Boston-based urban geographer Loretta Lees has researched self-created communities around the world. She notes that the efforts of founders can be simultaneously productive and destructive, especially when carving out a district within a wider city.
“They’re trying to create this techie hippie Friends sitcom-type community,” she says of efforts such as Fractal in New York. “But they both want to be part of the city and not — they’ve already talked about putting in ‘stop’ signs on the streets . . . and that’s just suburbanising.”
Priya Rose disagrees. “We don’t want to live alone in the suburbs,” she says. “Living in community is a rational, cultural response to an absurd housing scarcity and a loneliness epidemic.”
Greg Lindsay is a senior fellow of NewCities, a Canadian urban planning non-profit.
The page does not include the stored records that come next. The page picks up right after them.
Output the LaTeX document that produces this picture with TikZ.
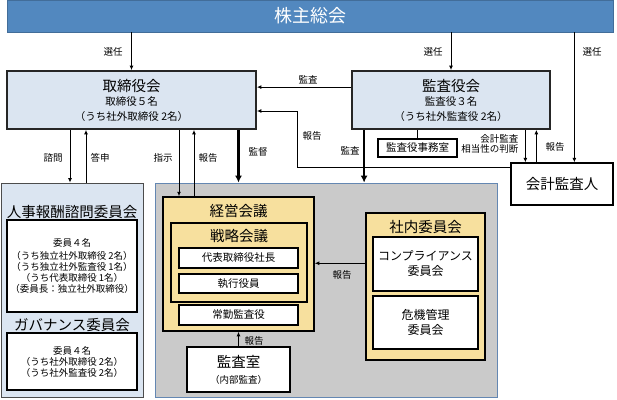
\documentclass[tikz,border=0pt]{standalone}
\usepackage{fontspec}
\setmainfont{Noto Sans CJK JP}
\usetikzlibrary{arrows.meta}
\definecolor{barblue}{RGB}{82,136,191}
\definecolor{boxblue}{RGB}{219,229,241}
\definecolor{boxyellow}{RGB}{247,224,158}
\definecolor{boxgray}{RGB}{202,202,202}
\definecolor{edgeblue}{RGB}{100,135,178}
\tikzset{
  >={Latex[length=4.5pt,width=4pt]},
  box/.style={rectangle, inner sep=0pt},
  bluebox/.style={box, draw=black!85, line width=1.8pt, fill=boxblue},
  iinbox/.style={box, draw=black!70, line width=0.8pt, fill=boxblue},
  whitebox/.style={box, draw=black, line width=1.3pt, fill=white},
  yellowbox/.style={box, draw=black, line width=1.5pt, fill=boxyellow},
  graybox/.style={box, draw=edgeblue, line width=0.8pt, fill=boxgray},
  titletext/.style={font=\fontsize{14.5}{17}\selectfont},
  midtext/.style={font=\fontsize{12}{15}\selectfont, align=center},
  subtext/.style={font=\fontsize{10.5}{12}\selectfont},
  tinytext/.style={font=\fontsize{9.5}{11}\selectfont, align=center},
  lbl/.style={font=\fontsize{9.5}{11}\selectfont, align=right},
  arr/.style={->, line width=1pt},
  thickarr/.style={-{Latex[length=7pt,width=7pt]}, line width=2.2pt},
}
\begin{document}
\begin{tikzpicture}[x=1pt,y=-1pt]
\useasboundingbox (0,0) rectangle (617,399);

% 株主総会
\node[box, fill=barblue, draw=barblue!80!black, line width=0.6pt,
      minimum width=606pt, minimum height=32pt,
      font=\fontsize{18}{20}\selectfont, text=white] (kabu) at (310,16) {株主総会};

% 取締役会・監査役会
\node[bluebox, minimum width=249pt, minimum height=58pt] (tori) at (131.5,100) {};
\node[titletext] (toriT) at ([yshift=-16pt]tori.north) {取締役会};
\node[subtext] (toriA) at ([yshift=-31pt]tori.north) {取締役５名};
\node[subtext] (toriB) at ([yshift=-46pt]tori.north) {（うち社外取締役 2名）};

\node[bluebox, minimum width=198pt, minimum height=58pt] (kansa) at (451,100) {};
\node[titletext] (kansaT) at ([yshift=-16pt]kansa.north) {監査役会};
\node[subtext] (kansaA) at ([yshift=-31pt]kansa.north) {監査役３名};
\node[subtext] (kansaB) at ([yshift=-46pt]kansa.north) {（うち社外監査役 2名）};

\node[whitebox, minimum width=79pt, minimum height=18pt, subtext] (jimu) at (417.5,148) {監査役事務室};
\node[whitebox, minimum width=102pt, minimum height=42pt, titletext] (kaikei) at (562,184) {会計監査人};

% 委員会（左）
\node[iinbox, minimum width=142pt, minimum height=214pt] (iinkai) at (72,290) {};
\node[titletext] (iinkaiT) at (72,212) {人事報酬諮問委員会};
\node[whitebox, minimum width=130pt, minimum height=92pt, tinytext] (jinji) at (72,266)
  {委員４名\\[1.5pt]（うち独立社外取締役 2名）\\（うち独立社外監査役 1名）\\（うち代表取締役 1名）\\（委員長：独立社外取締役）};
\node[titletext] (govT) at (72,325) {ガバナンス委員会};
\node[whitebox, minimum width=130pt, minimum height=57pt, tinytext] (gov) at (72,361.5)
  {委員４名\\（うち社外取締役 2名）\\（うち社外監査役 2名）};

% 業務執行
\node[graybox, minimum width=342pt, minimum height=214pt] (gyomu) at (326,290) {};
\node[yellowbox, minimum width=151pt, minimum height=134pt] (keiei) at (238.5,264) {};
\node[titletext] (keieiT) at ([yshift=-15pt]keiei.north) {経営会議};
\node[yellowbox, minimum width=136pt, minimum height=79pt] (senryaku) at (239,262.5) {};
\node[titletext] (senryakuT) at ([yshift=-14pt]senryaku.north) {戦略会議};
\node[whitebox, minimum width=119pt, minimum height=20pt, subtext] (shacho) at (238.5,258) {代表取締役社長};
\node[whitebox, minimum width=119pt, minimum height=19pt, subtext] (shikko) at (238.5,283.5) {執行役員};
\node[whitebox, minimum width=119pt, minimum height=20pt, subtext] (joukin) at (238.5,315) {常勤監査役};
\node[whitebox, minimum width=103pt, minimum height=45pt] (shitsu) at (238.5,369.5) {};
\node[titletext] (shitsuT) at (238.5,362) {監査室};
\node[tinytext] (shitsuA) at (238.5,380) {（内部監査）};

\node[yellowbox, minimum width=119pt, minimum height=147pt] (shanai) at (425.5,286.5) {};
\node[titletext] (shanaiT) at ([yshift=-15pt]shanai.north) {社内委員会};
\node[whitebox, minimum width=105pt, minimum height=54pt, midtext] (compl) at (425.5,264) {コンプライアンス\\委員会};
\node[whitebox, minimum width=105pt, minimum height=53pt, midtext] (kiki) at (425.5,322.5) {危機管理\\委員会};

% 選任
\draw[arr] (kabu.south -| tori.north) -- (tori.north);
\draw[arr] (kabu.south -| kansa.north) -- (kansa.north);
\draw[arr] ([xshift=64pt]kabu.south -| kaikei.north west) -- ([xshift=64pt]kaikei.north west);
\node[lbl] (sen1) at (113,52) {選任};
\node[lbl] (sen2) at (433,52) {選任};
\node[lbl] (sen3) at (592,52) {選任};

% 監査・報告（取締役会へ）
\draw[arr] ([yshift=-17pt]kansa.north west) -- ([yshift=-17pt]kansa.north west -| tori.east);
\node[lbl] (kansaL) at (308,80) {監査};
\draw[arr] ([yshift=-5pt]kaikei.north west) -- ++(-213,0) |- ([yshift=-11pt]tori.east);
\node[lbl] (hokoku1) at (312,136) {報告};

% 監査役会と会計監査人
\draw[line width=1pt] (kansa.south -| jimu.north) -- (jimu.north);
\draw[arr] ([xshift=15pt]kaikei.north west |- kansa.south) -- ([xshift=15pt]kaikei.north west);
\draw[arr] ([xshift=26pt]kaikei.north west) -- ([xshift=26pt]kaikei.north west |- kansa.south);
\node[lbl, anchor=east] (soto) at (522,143.5) {会計監査\\[-1pt]相当性の判断};
\node[lbl] (hokoku2) at (555,147) {報告};

% 監督・監査
\draw[thickarr] (tori.south -| keiei.north) -- (keiei.north |- gyomu.north);
\node[lbl] (kantoku) at (258,152) {監督};
\draw[thickarr] ([xshift=13pt]kansa.south west) -- ([xshift=13pt]kansa.south west |- gyomu.north);
\node[lbl] (kansa2) at (350,151) {監査};

% 諮問・答申
\draw[arr] ([xshift=-2pt]iinkai.north |- tori.south) -- ([xshift=-2pt]iinkai.north);
\draw[arr] ([xshift=14pt]iinkai.north) -- ([xshift=14pt]iinkai.north |- tori.south);
\node[lbl] (shimon) at (53,158) {諮問};
\node[lbl] (toshin) at (100,158) {答申};

% 指示・報告
\draw[arr] ([xshift=-59.5pt]keiei.north |- tori.south) -- ([xshift=-59.5pt]keiei.north);
\draw[arr] ([xshift=-44.5pt]keiei.north) -- ([xshift=-44.5pt]keiei.north |- tori.south);
\node[lbl] (shiji) at (163,158) {指示};
\node[lbl] (hokoku3) at (208,158) {報告};

% 社内の報告
\draw[arr] (shitsu.north) -- (shitsu.north |- keiei.south);
\node[lbl] (hokoku4) at (254,341) {報告};
\draw[arr] ([yshift=-51pt]shanai.north west) -- ([yshift=-51pt]shanai.north west -| keiei.east);
\node[lbl] (hokoku5) at (342,275) {報告};
\end{tikzpicture}
\end{document}
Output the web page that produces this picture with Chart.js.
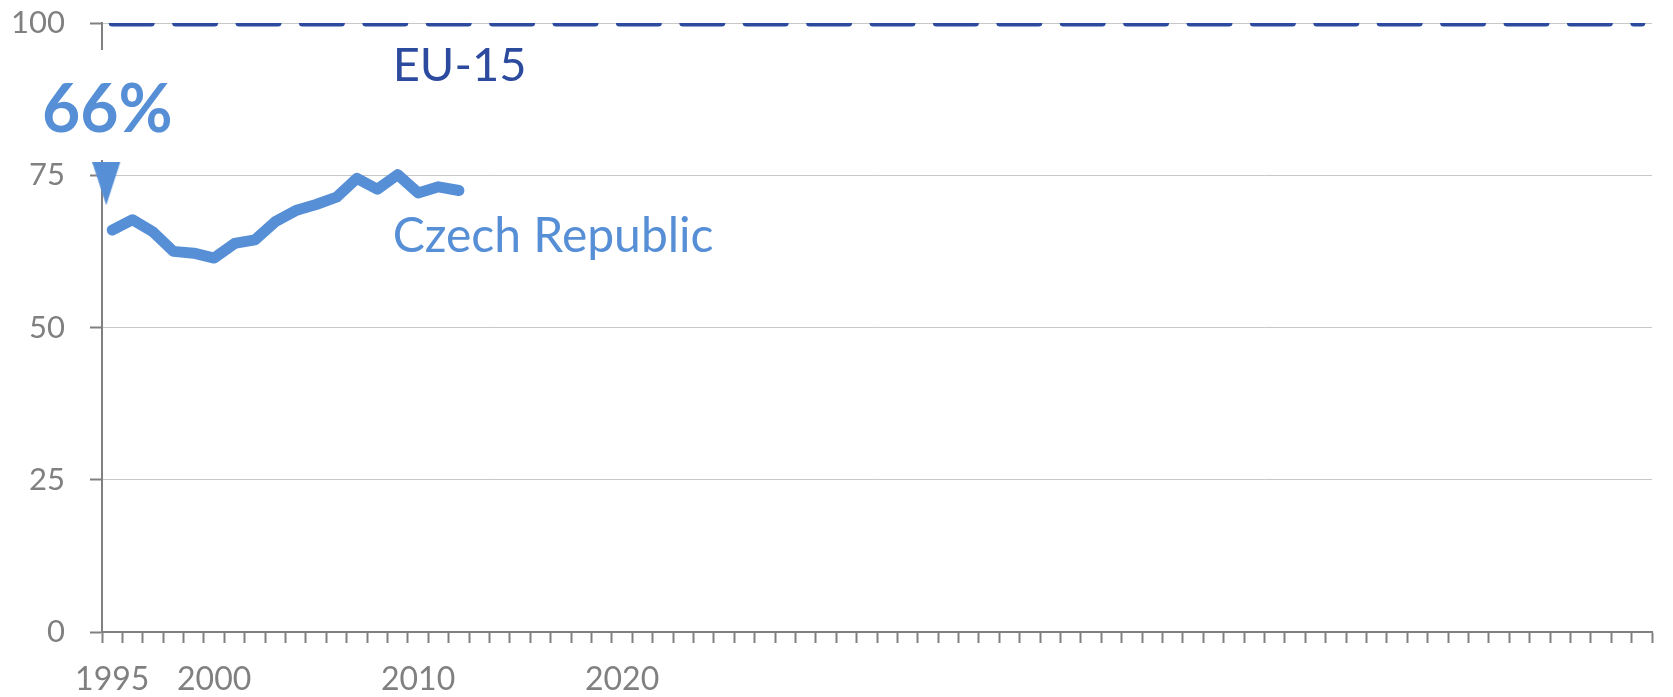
<!DOCTYPE html>
<html>
<head>
<meta charset="utf-8">
<title>Czech Republic vs EU-15</title>
<script src="https://cdn.jsdelivr.net/npm/chart.js@4.4.0/dist/chart.umd.min.js"></script>
<style>
  html, body { margin: 0; padding: 0; background: #ffffff; }
  #wrap { width: 1673px; height: 697px; }
</style>
</head>
<body>
<div id="wrap"><canvas id="gapChart" width="1673" height="697"></canvas></div>
<script>
var firstYear = 1995
var lastYear = 2070
var shownYears = ["1995", "2000", "2010", "2020"]

// Czech Republic, EU-15 = 100
var czYears = ["1995", "1996", "1997", "1998", "1999", "2000", "2001", "2002", "2003",
               "2004", "2005", "2006", "2007", "2008", "2009", "2010", "2011", "2012"]
var czValues = [66, 67.7, 65.7, 62.5, 62.2, 61.4, 63.8, 64.4, 67.4,
                69.2, 70.2, 71.4, 74.5, 72.7, 75.1, 72.1, 73.1, 72.5]

// EU-15 reference level
var euYears = ["1995", "2070"]
var euValues = [100, 100]

// arrow over the start of the czech line
var arrowYears = ["1995"]
var arrowValues = [73.6]

var lightBlue = "#568fd6"
var darkBlue = "#2c4b9f"
var gray = "#808080"

var years = []
for (var yr = firstYear; yr <= lastYear; yr++) {
  years.push(String(yr))
}

function toPoints(xs, ys) {
  var out = []
  for (var i = 0; i < xs.length; i++) {
    out.push({ x: xs[i], y: ys[i] })
  }
  return out
}

// tall narrow down-pointing triangle, drawn a bit left of centre
function arrowImage() {
  var cv = document.createElement("canvas")
  cv.width = 40
  cv.height = 43
  var g = cv.getContext("2d")
  g.fillStyle = lightBlue
  g.beginPath()
  g.moveTo(0, 0)
  g.lineTo(28, 0)
  g.lineTo(14, 43)
  g.closePath()
  g.fill()
  return cv
}

var startPct = Math.round(czValues[0] / euValues[0] * 100) + "%"

var notesPlugin = {
  id: "notes",
  afterDatasetsDraw: function(chart) {
    var c = chart.ctx
    var xs = chart.scales.x
    var ys = chart.scales.y
    c.save()

    // big percentage, white box behind it hides the axis line
    var px = xs.left - 60
    var py = ys.getPixelForValue(82.1)
    c.fillStyle = "#ffffff"
    c.fillRect(px - 10, py - 82, 145, 110)
    c.font = "bold 66px Lato"
    c.fillStyle = lightBlue
    c.textAlign = "left"
    c.textBaseline = "alphabetic"
    c.fillText(startPct, px, py)

    var lx = xs.getPixelForValue(14) - 5
    c.font = "47px Lato"
    c.fillStyle = darkBlue
    c.fillText("EU-15", lx, ys.getPixelForValue(90.4))
    c.font = "48px Lato"
    c.fillStyle = lightBlue
    c.fillText("Czech Republic", lx, ys.getPixelForValue(62.4))
    c.restore()
  }
}

Chart.defaults.font.family = "Lato"
Chart.defaults.color = gray

var ctx = document.getElementById("gapChart").getContext("2d")

var myChart = new Chart(ctx, {
  type: "line",
  data: {
    labels: years,
    datasets: [
      {
        label: "EU-15",
        data: toPoints(euYears, euValues),
        borderColor: darkBlue,
        borderWidth: 7,
        borderDash: [39, 24.4],
        borderCapStyle: "round",
        pointRadius: 0,
        clip: 0,
        order: 3
      },
      {
        label: "Czech Republic",
        data: toPoints(czYears, czValues),
        borderColor: lightBlue,
        borderWidth: 11,
        borderCapStyle: "round",
        borderJoinStyle: "round",
        pointRadius: 0,
        tension: 0,
        order: 2
      },
      {
        label: "start",
        data: toPoints(arrowYears, arrowValues),
        showLine: false,
        pointStyle: arrowImage(),
        pointRadius: 20,
        clip: false,
        order: 1
      }
    ]
  },
  options: {
    responsive: false,
    animation: false,
    devicePixelRatio: 1,
    layout: { padding: { top: 23, right: 8, left: 0, bottom: 0 } },
    plugins: {
      legend: { display: false },
      tooltip: { enabled: false }
    },
    scales: {
      x: {
        type: "category",
        offset: true,
        afterFit: function(s) {
          s.height = 65
          s.paddingLeft = 0
          s.paddingRight = 0
        },
        grid: {
          display: true,
          offset: true,
          drawOnChartArea: false,
          drawTicks: true,
          tickLength: 11,
          tickColor: gray,
          tickWidth: 2,
          color: gray
        },
        border: { display: true, color: gray, width: 2 },
        ticks: {
          autoSkip: false,
          maxRotation: 0,
          padding: 17,
          color: gray,
          font: { size: 32 },
          callback: function(v, i) {
            var lab = this.getLabelForValue(v)
            return shownYears.indexOf(lab) >= 0 ? lab : ""
          }
        }
      },
      y: {
        min: 0,
        max: 100,
        afterFit: function(s) {
          s.width = 102
          s.paddingTop = 0
          s.paddingBottom = 0
        },
        grid: {
          color: "#c8c8c8",
          lineWidth: 1,
          tickLength: 12,
          tickColor: gray,
          tickWidth: 2
        },
        border: { display: true, color: gray, width: 2 },
        ticks: {
          stepSize: 25,
          padding: 25,
          color: gray,
          font: { size: 31 }
        }
      }
    }
  },
  plugins: [notesPlugin]
})
</script>
</body>
</html>
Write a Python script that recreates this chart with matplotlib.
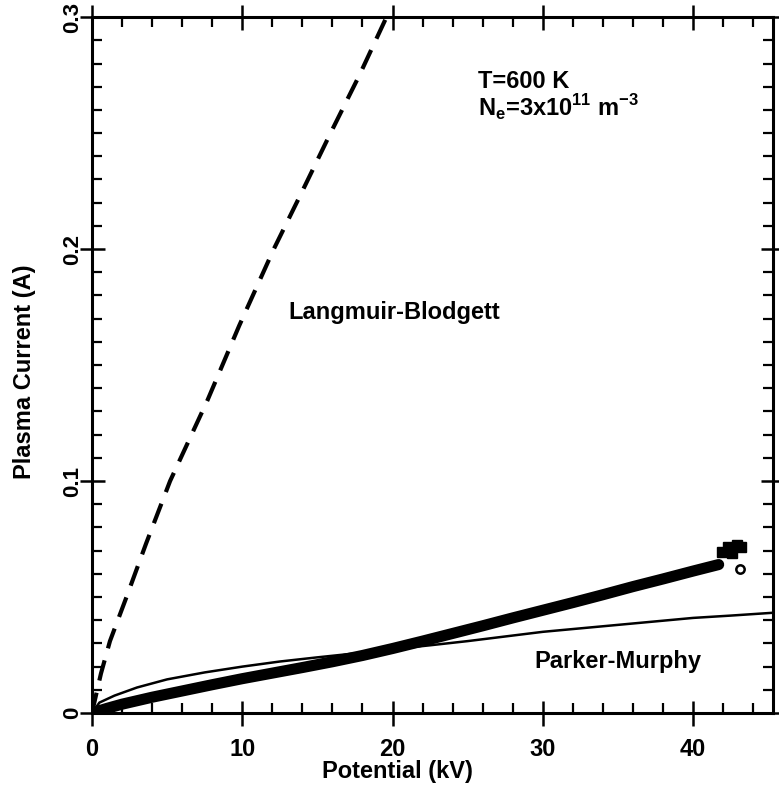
import matplotlib
matplotlib.use("Agg")
import matplotlib.pyplot as plt
from matplotlib.ticker import MultipleLocator

plt.rcParams['font.family'] = ['Liberation Sans', 'DejaVu Sans']
plt.rcParams['font.weight'] = 'bold'
plt.rcParams['mathtext.fontset'] = 'custom'
plt.rcParams['mathtext.rm'] = 'Liberation Sans:bold'
plt.rcParams['mathtext.bf'] = 'Liberation Sans:bold'

# measured plasma current (dense band of points), kV / A
meas_v = [0, 1, 2, 4, 6, 8, 10, 12, 14, 16, 18, 20, 22, 24, 26, 28, 30,
          32, 34, 36, 38, 40, 41.7]
meas_i = [0.0, 0.002, 0.0038, 0.0068, 0.0095, 0.0122, 0.0148, 0.0172,
          0.0196, 0.0221, 0.0248, 0.0278, 0.031, 0.0343, 0.0376, 0.041,
          0.0443, 0.0476, 0.051, 0.0545, 0.0578, 0.0612, 0.064]

# stray points at the high-voltage end
sq_v = [41.9, 42.3, 42.6, 42.9, 43.2]
sq_i = [0.0695, 0.0715, 0.069, 0.0725, 0.0715]
circ_v = [43.1]
circ_i = [0.062]

# Langmuir-Blodgett model (dashed)
lb_v = [0, 0.6, 1.2, 2.3, 3.6, 5.2, 7.7, 9.8, 12.1, 14.0, 15.8, 17.8,
        19.6, 20.3]
lb_i = [0, 0.017, 0.031, 0.050, 0.073, 0.10, 0.135, 0.167, 0.20, 0.225,
        0.249, 0.275, 0.30, 0.31]

# Parker-Murphy model (solid)
pm_v = [0, 0.5, 1.5, 3, 5, 7.5, 10, 12.5, 15, 17.5, 20, 22.5, 25, 27.5,
        30, 32.5, 35, 37.5, 40, 42.5, 45.5]
pm_i = [0, 0.0045, 0.0075, 0.011, 0.0145, 0.0175, 0.020, 0.0222, 0.024,
        0.0257, 0.0275, 0.0292, 0.031, 0.033, 0.035, 0.0365, 0.038,
        0.0395, 0.041, 0.042, 0.0433]

xticks = [0, 10, 20, 30, 40]
yticks = [0, 0.1, 0.2, 0.3]
ytick_labels = ['0', '0.1', '0.2', '0.3']

fig = plt.figure(figsize=(7.79, 7.89), dpi=100)
ax = fig.add_axes([0.118, 0.0963, 0.874, 0.882])

ax.plot(lb_v, lb_i, color='black', lw=3, dashes=(5, 3))
ax.plot(pm_v, pm_i, color='black', lw=1.8)
ax.plot(meas_v, meas_i, color='black', lw=8, solid_capstyle='round')
ax.plot(sq_v, sq_i, 's', color='black', ms=7)
ax.plot(circ_v, circ_i, 'o', mfc='white', mec='black', mew=1.8, ms=6)

fs = 17
ax.text(20.1, 0.170, 'Langmuir-Blodgett', ha='center', va='baseline', fontsize=fs)
ax.text(35.0, 0.0193, 'Parker-Murphy', ha='center', va='baseline', fontsize=fs)
ax.text(25.7, 0.2695, 'T=600 K', ha='left', va='baseline', fontsize=fs)
ax.text(25.7, 0.2570, r'N$_{\mathbf{e}}$=3x10$^{\mathbf{11}}$ m$^{\mathbf{-3}}$',
        ha='left', va='baseline', fontsize=fs)

ax.set_xlim(0, 45.3)
ax.set_ylim(0, 0.3)
ax.set_xticks(xticks)
ax.set_yticks(yticks)
ax.set_yticklabels(ytick_labels, rotation=90, va='center')
ax.xaxis.set_minor_locator(MultipleLocator(2))
ax.yaxis.set_minor_locator(MultipleLocator(0.01))

ax.tick_params(which='major', direction='inout', length=18, width=1.8,
               top=True, right=True, labelsize=fs, pad=3)
ax.tick_params(which='minor', direction='in', length=7, width=1.6,
               top=True, right=True)
ax.tick_params(axis='x', which='major', pad=9)
ax.tick_params(axis='y', which='major', labelsize=16, pad=-3)
for s in ax.spines.values():
    s.set_linewidth(2.2)

ax.set_xlabel('Potential (kV)', fontsize=fs, fontweight='bold', labelpad=-1,
              x=0.448)
ax.set_ylabel('Plasma Current (A)', fontsize=fs, fontweight='bold')
ax.yaxis.set_label_coords(-0.082, 0.49)

fig.savefig('out.png', dpi=100)
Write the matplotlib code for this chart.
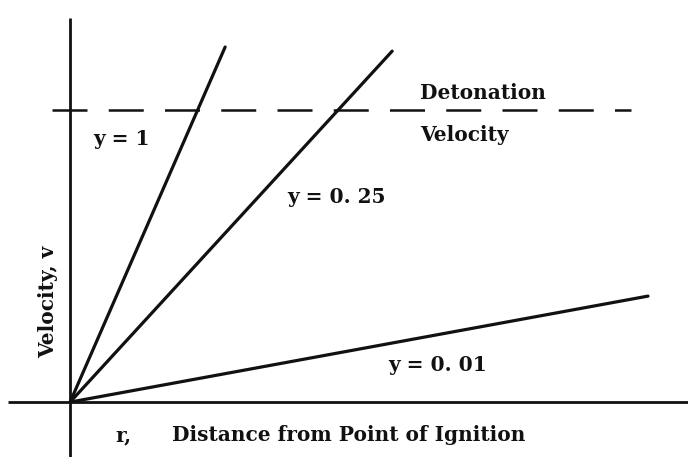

Of self-created communities, he says: “They’re overly utopian, and it’s about community management, who are the glue figures.”
Back in Texas, Jon Hillis sees things differently. He says social organisations, such as Elks and Rotary clubs, declined in the US in the late 20th century, leaving a few outliers still in operation, such as college fraternities and sororities. He doesn’t want to replicate the hazing or harshness that can take place in such groups but he is happy to re-energise their sense of social cohesion.
Unlike gated communities, he adds, Cabin is more inclusive, as it allows anyone to join — whether using their money or their muscle.
“You need a barrier — you can’t say anyone from the internet can show up anywhere any time but there’s no single gatekeeper in our community, any member can vouch for another person” if they want to join, Hillis says.
The next stage for Cabin’s team: creating a consulting arm to help those interested in starting from scratch, steering them in a co-buying programme, where individuals can pool resources to follow his lead. Hillis is yet to launch it as he is still workshopping individual elements. What is clear is that they will share a simple, three-pronged ideology.
“Fast internet, access to nature and a strong community — those are the core things that make for a Cabin neighbourhood,” he says. When you put it that way, it’s hard to entirely deny its appeal.